11. The apparatus according to claim 1 wherein the continuous melt processor comprises a single-screw rotary pump.

12. The apparatus according to claim 1 further comprising a manifold for distributing molten thermoplastic marking material to a plurality of dispensers that direct molten thermoplastic marking material to the pavement surface, the manifold being disposed in fluid communication between the continuous melt processor and the plurality of dispensers.

13. The apparatus according to claim 1 wherein the particulate thermoplastic marking material is in the form of pellets, granules, flakes, powder or combinations thereof.

14. The apparatus according to claim 1 further comprising a command center, the command center providing a user of the apparatus with means to control the rate at which the particulate thermoplastic marking material is fed into the continuous melt processor, means to control the temperature of the continuous melt processor, and means to control the dispensers that direct thermoplastic marking material to the pavement surface.

15. A self-propelled apparatus for applying thermoplastic marking material to a pavement surface, the apparatus comprising:

a hopper for holding a supply of particulate thermoplastic marking material in a non-molten state;

an auger for conveying the thermoplastic marking material from the hopper to a continuous melt processor;

a conduit from the continuous melt processor to a manifold that selectively distributes molten thermoplastic marking material to one or more of a plurality of spray dispensers in fluid communication with the manifold, the spray dispensers directing molten thermoplastic marking material to the pavement surface; and

means for heating the continuous melt processor and conduit to a temperature that is higher than the melt temperature of the thermoplastic marking material.

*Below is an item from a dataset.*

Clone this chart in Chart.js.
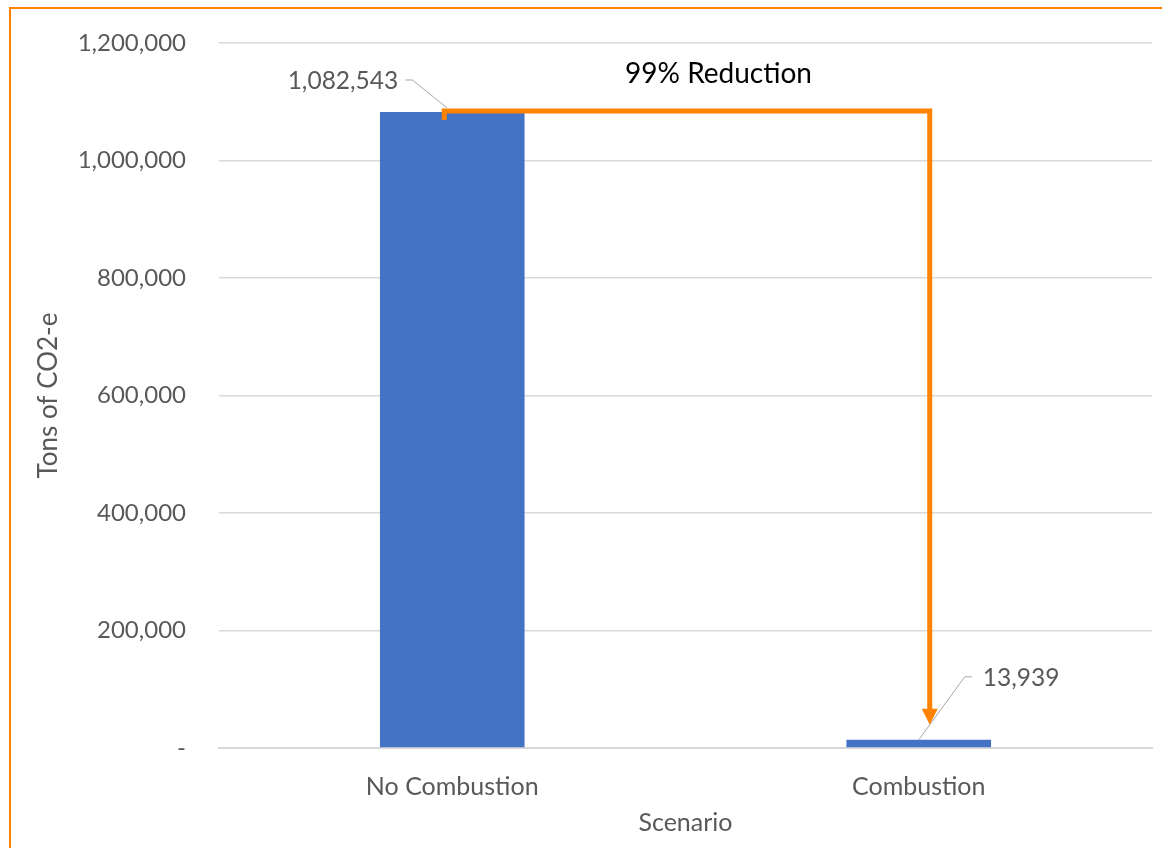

16. The apparatus according to claim 15 wherein the means for heating the progressive cavity pump is an electrical band heater.

17. A method of applying a thermoplastic marking material to a pavement surface comprising:

conveying a stream of particulate thermoplastic marking material stored in a non-molten state in a hopper to a heated continuous melt processor in communication with the hopper, the stream of thermoplastic marking material exiting the continuous melt processor in a molten state; and

pumping the stream of molten thermoplastic marking material through a heated conduit from the continuous melt processor to a dispenser that directs the molten thermoplastic marking material to the pavement surface.

18. The method according to claim 17 wherein the molten thermoplastic marking material is directed to the pavement surface by the dispenser to form a stripe on the pavement surface that is from about 1.0 to about 6.0 inches wide and from about 0.030 to about 0.125 inches thick.

19. The method according to claim 17 further comprising dropping glass beads on the molten thermoplastic marking material after it has been directed to the pavement surface.

20. The method according to claim 17 wherein the continuous melt processor is heated using one or more electrical band heaters.